Coming off of a Lotus and Mario Andretti-dominated 1978 season, fans and drivers alike were awaiting a refresher for 1979. No one quite expected the parity and unpredictability to come their way, however.

The season started off with Ligier’s Jacques Laffite winning the opening two rounds. Given that his primary rivals did poorly to open the season, Ferrari’s Gilles Villeneuve and Williams’ Alan Jones, Laffite was assumed to have had an insurmountable gap by round three, but it is very wrong to assume in a sport like Formula 1. Villeneuve would respond by winning rounds four and five with Jones taking a podium.

However, the control soon shifted to the other side of the Ferrari garage to Jody Scheckter. Under everyone’s noses, he scored points in every single race so far and ended up winning a pair of back-to-back races for himself at Belgium and Monaco. Jones tried as he might to catch the South African, even winning three races in a row from Germany to Zandvoort, but Scheckter’s consistency would be unmatched.
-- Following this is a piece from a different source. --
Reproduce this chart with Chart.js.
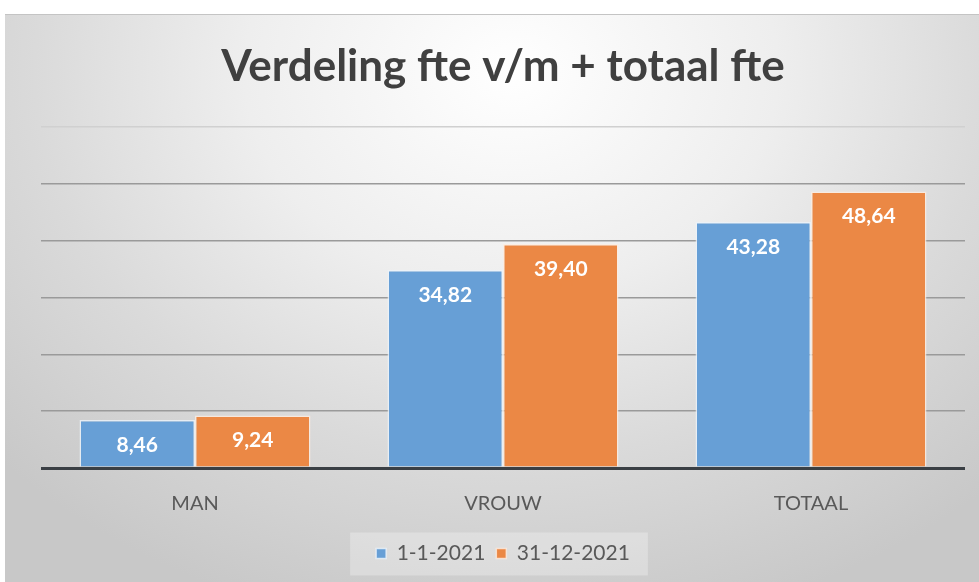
<!DOCTYPE html>
<html>
<head>
<meta charset="utf-8">
<script src="https://cdn.jsdelivr.net/npm/chart.js@4"></script>
<style>
  html, body { margin: 0; padding: 0; background: #fff; }
  #wrap { position: relative; width: 979px; height: 582px; overflow: hidden; }
  #panel {
    position: absolute; left: 5px; top: 14px; width: 974px; height: 568px;
    border-top: 1px solid #c4c4c4;
    background: radial-gradient(ellipse 72% 100% at 52% 10%, #ffffff 0%, #eeeeee 38%, #dadada 68%, #c8c8c8 100%);
  }
  canvas { position: absolute; left: 0; top: 0; }
</style>
</head>
<body>
<div id="wrap">
  <div id="panel"></div>
  <canvas id="fteChart" width="979" height="582"></canvas>
</div>
<script>
// data
const categories = ['MAN', 'VROUW', 'TOTAAL'];
const seriesNames = ['1-1-2021', '31-12-2021'];
const start2021 = [8.46, 34.82, 43.28];
const end2021 = [9.24, 39.40, 48.64];
const yTicks = [0, 10, 20, 30, 40, 50, 60];

const fmt = v => v.toFixed(2).replace('.', ',');

// white value labels inside the top of each bar
const valueLabels = {
  id: 'valueLabels',
  afterDatasetsDraw(chart) {
    const ctx = chart.ctx;
    ctx.save();
    ctx.font = 'bold 21px Lato';
    ctx.fillStyle = '#ffffff';
    ctx.textAlign = 'center';
    ctx.textBaseline = 'middle';
    chart.data.datasets.forEach((ds, i) => {
      chart.getDatasetMeta(i).data.forEach((bar, j) => {
        ctx.fillText(fmt(ds.data[j]), bar.x, bar.y + 25);
      });
    });
    ctx.restore();
  }
};

// light box behind legend
const legendBox = {
  id: 'legendBox',
  beforeDraw(chart) {
    const lg = chart.legend;
    if (!lg || !lg.legendHitBoxes.length) return;
    const boxes = lg.legendHitBoxes;
    const x0 = boxes[0].left - 26;
    const last = boxes[boxes.length - 1];
    const x1 = last.left + last.width + 18;
    const cy = boxes[0].top + boxes[0].height / 2;
    const ctx = chart.ctx;
    ctx.save();
    ctx.fillStyle = 'rgba(255,255,255,0.28)';
    ctx.fillRect(x0, cy - 21, x1 - x0, 43);
    ctx.restore();
  }
};

new Chart(document.getElementById('fteChart'), {
  type: 'bar',
  data: {
    labels: categories,
    datasets: [
      {
        label: seriesNames[0],
        data: start2021,
        backgroundColor: '#679fd6',
        borderColor: 'rgba(235,242,250,0.8)',
        borderWidth: 1.5
      },
      {
        label: seriesNames[1],
        data: end2021,
        backgroundColor: '#eb8845',
        borderColor: 'rgba(252,236,224,0.8)',
        borderWidth: 1.5
      }
    ]
  },
  options: {
    responsive: false,
    animation: false,
    devicePixelRatio: 1,
    layout: { padding: { left: 41, right: 14, top: 0, bottom: 8 } },
    datasets: { bar: { categoryPercentage: 0.75, barPercentage: 1 } },
    plugins: {
      title: {
        display: true,
        text: 'Verdeling fte v/m + totaal fte',
        color: '#404040',
        font: { family: 'Lato', size: 44, weight: 'bold' },
        padding: { top: 40, bottom: 34 }
      },
      legend: {
        position: 'bottom',
        labels: {
          boxWidth: 10,
          boxHeight: 10,
          padding: 11,
          color: '#595959',
          font: { family: 'Lato', size: 21 }
        }
      },
      tooltip: { enabled: false }
    },
    scales: {
      x: {
        grid: { display: false },
        border: { display: false },
        ticks: { color: '#595959', font: { family: 'Lato', size: 20, lineHeight: 0.6 }, padding: 22 }
      },
      y: {
        min: yTicks[0],
        max: yTicks[yTicks.length - 1],
        afterBuildTicks: axis => { axis.ticks = yTicks.map(v => ({ value: v })); },
        ticks: { display: false },
        border: { display: false },
        grid: {
          drawTicks: false,
          color: c => c.tick.value === 0 ? '#3a3f44' : (c.tick.value === 60 ? '#d0d0d0' : '#9a9a9a'),
          lineWidth: c => c.tick.value === 0 ? 3 : 1.5
        }
      }
    }
  },
  plugins: [legendBox, valueLabels]
});
</script>
</body>
</html>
Credit: Formula 1 Art & Genius

Despite Jones and Villeneuve’s best efforts, Jody Scheckter would be crowned the 1979 Formula 1 World Champion two rounds early in Ferrari’s home Grand Prix in Monza. To the rejoicing of the tifosi, Ferrari finally got to witness one of their own win the championship on home soil for the first time in forever.

This high would only last for so long, and it came crashing down sooner than expected.

The 1980 Nightmare

There’s not much to write home about regarding highlights of Scheckter’s 1980 season. At that time, Scheckter started off poorly and ended poorly, only scoring two points over the course of the full season, and even failing to qualify for a race in Canada.

What was to blame for such a poor season? Well, Ferrari. Yes, the common fan may think Ferrari finishing eighth is terrible now, but back in 1980, Ferrari was a mess. Following 1979, there were major shifts in management, and the Italian favourites did not cope well with the change.

And as expected, the results suffered. While Scheckter only managed to score two points over the season with a P19 points finish, even Gilles Villeneuve’s magic couldn’t drag any results out of the 1980 car. Over the course of the season, Villeneuve managed to score six points and finish P14 in the drivers’ standings, amassing a grand total of eight points for a tenth-place constructors’ finish.

It was after 1980 that Jody Scheckter decided to call it quits on Formula 1, and given how little words can sum up how terrible that season was, who can blame him?